Why I Chose Next.js 15 for CultaAI
As a solo founder, I needed a stack that let me ship features fast. Next.js 15 with the App Router gave me file‑based routing, built‑in data fetching and server components that cut the amount of client‑side code.
Multi‑Entity Support from Day One
Founders often wear several hats - a consultancy, a side app, a hobby project. I built a React context that stores the current business ID. Every dashboard query reads that ID, so the same UI works for any entity without a full page reload.

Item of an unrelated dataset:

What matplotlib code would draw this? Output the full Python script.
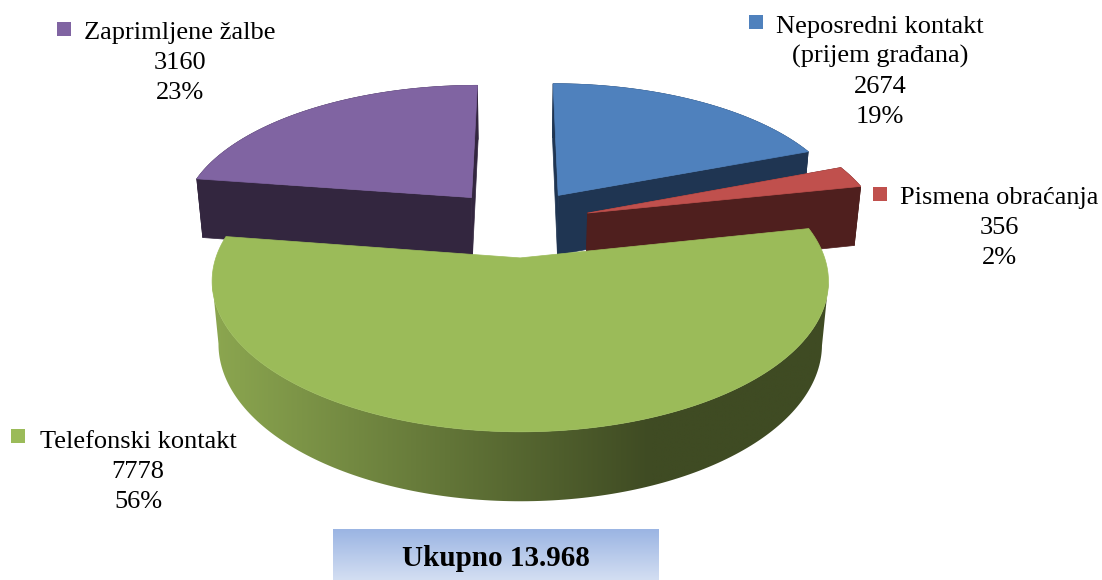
import numpy as np
import matplotlib
matplotlib.use("Agg")
import matplotlib.pyplot as plt
from matplotlib.colors import LinearSegmentedColormap
from matplotlib.patches import Polygon, Rectangle

plt.rcParams['font.family'] = ['Liberation Serif', 'DejaVu Serif']

# data
categories = ["Neposredni kontakt\n(prijem građana)", "Pismena obraćanja", "Telefonski kontakt", "Zaprimljene žalbe"]
values = [2674, 356, 7778, 3160]
percents = ["19%", "2%", "56%", "23%"]
total_label = "Ukupno 13.968"

top_colors = ["#4F81BD", "#C0504D", "#9BBB59", "#8064A2"]
side_colors = ["#1F3552", "#4F1F1E", "#3F4B23", "#33263F"]

# perspective of the pie, pixels of the figure
CX, CY = 518, 222.6
SCALE_X, SCALE_Y = 293, 136
TILT = 0.15
DEPTH_Y, DEPTH_W = 62, 0.02
EXPLODE = 0.25


def project(u, v, z=0.0):
    w = 1 + TILT * v + DEPTH_W * z
    return CX + SCALE_X * u / w, CY + (-SCALE_Y * v + DEPTH_Y * z) / w


def wedge_points(a0, a1, z=0.0):
    """apex and rim of one exploded slice, angles clockwise from north"""
    mid = (a0 + a1) / 2
    du, dv = EXPLODE * np.sin(mid), EXPLODE * np.cos(mid)
    t = np.linspace(a0, a1, 200)
    rim_x, rim_y = project(du + np.sin(t), dv + np.cos(t), z)
    apex_x, apex_y = project(du, dv, z)
    return (apex_x, apex_y), np.column_stack([rim_x, rim_y])


fig = plt.figure(figsize=(11.02, 5.80), dpi=100)
ax = fig.add_axes([0, 0, 1, 1])
ax.set_xlim(0, 1102)
ax.set_ylim(580, 0)
ax.axis("off")

edges = np.concatenate([[0], np.cumsum(values)]) / np.sum(values) * 2 * np.pi

# back to front: purple, blue, red, green
for i, zorder in zip([3, 0, 1, 2], [2, 4, 6, 8]):
    a0, a1 = edges[i], edges[i + 1]
    apex, rim = wedge_points(a0, a1)
    apex_b, rim_b = wedge_points(a0, a1, z=1.0)

    if i == 2:
        # front wall of the big slice has a horizontal gradient, only between the silhouette points
        first, last = np.argmax(rim[:, 0]), np.argmin(rim[:, 0])
        wall = np.vstack([rim[first:last + 1], rim_b[first:last + 1][::-1]])
        cmap = LinearSegmentedColormap.from_list("wall", [(0, "#8CA750"), (0.71, "#3F4B23"), (1, "#3F4B23")])
        grad = ax.imshow(np.linspace(0, 1, 256).reshape(1, -1), cmap=cmap, aspect="auto",
                         extent=[210, 830, 510, 220], zorder=zorder, interpolation="bilinear")
        grad.set_clip_path(Polygon(wall, transform=ax.transData))
    else:
        for end, end_b in [(rim[0], rim_b[0]), (rim[-1], rim_b[-1])]:
            ax.add_patch(Polygon([apex, end, end_b, apex_b], facecolor=side_colors[i],
                                 edgecolor=side_colors[i], lw=0.5, zorder=zorder))
        ax.add_patch(Polygon(np.vstack([rim, rim_b[::-1]]), facecolor=side_colors[i],
                             edgecolor=side_colors[i], lw=0.5, zorder=zorder))

    ax.add_patch(Polygon(np.vstack([[apex], rim]), facecolor=top_colors[i],
                         edgecolor=top_colors[i], lw=0.5, zorder=zorder + 1))

ax.set_xlim(0, 1102)
ax.set_ylim(580, 0)

# data labels: key square, name, value, percent
label_pos = [(880, 26.5), (999, 198), (138, 442), (180, 32.5)]
key_pos = [(756, 22), (880, 194), (18, 436), (64, 29)]
for i in range(4):
    ax.add_patch(Rectangle((key_pos[i][0] - 7, key_pos[i][1] - 7), 14, 14,
                           facecolor=top_colors[i], edgecolor="none", zorder=12))
    name_lines = categories[i].split("\n")
    lines = name_lines + [str(values[i]), percents[i]]
    for n, line in enumerate(lines):
        ax.text(label_pos[i][0], label_pos[i][1] + n * 30.2, line, fontsize=19, color="black",
                ha="center", va="center", zorder=12)

# total box
box_cmap = LinearSegmentedColormap.from_list("box", ["#9BB5E3", "#D3DEF2"])
ax.imshow(np.linspace(0, 1, 64).reshape(-1, 1), cmap=box_cmap, aspect="auto",
          extent=[333, 659, 580, 529], zorder=10)
ax.set_xlim(0, 1102)
ax.set_ylim(580, 0)
ax.text(496, 559, total_label, fontsize=21, fontweight="bold", color="black",
        ha="center", va="center", zorder=12)

fig.savefig("out.png", dpi=100)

Interactive Calculators as Growth Engines
Instead of a static blog, I created 17 calculators (burn‑rate, runway, SaaS pricing, unit economics, etc.). Each lives on its own route, targets a keyword and ends with a sign‑up call‑to‑action. The intent of someone typing burn rate calculator is higher than a generic article, so conversion jumped.
Data Model First
Getting the multi‑entity schema right early saved a massive refactor later. The model ties every financial record to a business_id, and the context injects that ID into all Prisma queries.
Server Components Speed Things Up
Dashboard widgets that pull recent transactions or cash‑flow charts now run as server components. The server does the heavy lifting, sends ready‑to‑render HTML, and the client only hydrates the interactive bits.
Takeaway for Early‑Stage Founders
If you need to keep an eye on budgets, burn rate and cash flow without hiring an accountant, give this stack a spin. The combination of Next.js 15, React 19 and a clean multi‑entity approach lets you move from idea to usable product in weeks.